The Jersey Shore: pediatric style

We’re back from a Jersey Shore medical conference where we moderated the adolescent session of the Atlantic Regional Osteopathic Convention. In the next few weeks, we’ll be posting you advice gleaned from talks on teen depression, vaccine updates, fatigue in adolescents and worrisome teen drug use trends.

Today we start with advice based on Dr. Melisa Lai Becker’s talk, Trendy Tox Teen Behaviors:

How do I know if my kid is high? Your tween or teen wanders in late on a Saturday night and acts like he is in slow motion. “I’m just tired,” he claims. Is he high, you wonder? To answer the question, have him look you straight in the eye as you talk to him. Even if he is lying, the truth will be in his eyes. More specifically, it’s in the size of his pupils (the black part of his eyes). Too big (nearly covers the colored part of his eyes) or too little (like pinpoints) is a sign he is currently high.

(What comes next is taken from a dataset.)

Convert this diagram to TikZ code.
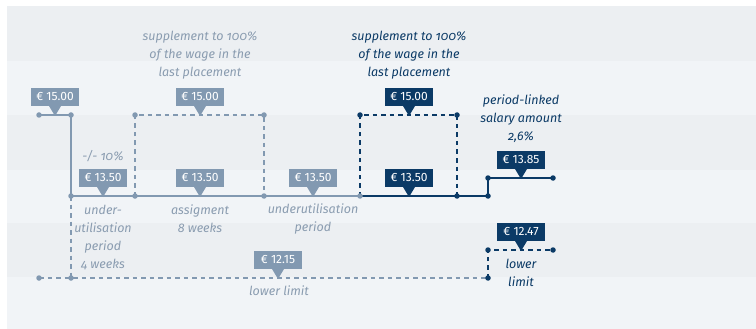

Alcohol: Parents, beware. The type of alcohol in your beer, ethanol, is the same type of alcohol in your morning mouth wash and perhaps in your medicine cabinet. The difference is that mouthwash contains more alcohol than beer. Beer typically contains up to 5 percent ethanol, wine up to 14 percent ethanol, and liquors usually up to 40 percent ethanol. Compare this to Original Listerine with 27 percent ethanol and Nyquil Nighttime Cold/Cough with 25 percent ethanol (and you wonder why it helps you fall asleep?!).

How can you tell if your kid is drunk?
Again, look at his eyes- if he is drunk you may see pupils dancing in small circles. The dancing eyes give the sensation of “dizziness” to drunk individuals.

Pharming: We teach our children that medicine is not candy, and yet Pharming—consuming prescription substances to get a high—is a big problem among teens. Since 2003, according to the Centers for Disease Control, more overdose deaths have involved painkillers like Vicodin and Percocet than heroin and cocaine combined. Among teens, medications prescribed for Attention Deficit Hyperactivity Disorder are the most popular pharmed drugs. Don’t unwittingly contribute to a pharming party where kids raid medicine cabinets, deposit pills into big bowls and randomly ingest them. This upcoming week, April 28, is National Prescription Drug Take-Back Day . Make it a spring cleaning priority.

The most important phone number parents (and doctors) can know:

poison control: 1-800-222-1222

Melisa Lai Becker, MD, is chief of Emergency Medicine at the Cambridge Health Alliance at Whidden Memorial Hospital campus in Everett, Massachusetts. She also serves as Director of Medical Toxicology of the Cambridge Health Alliance and as a Harvard Medical School instructor.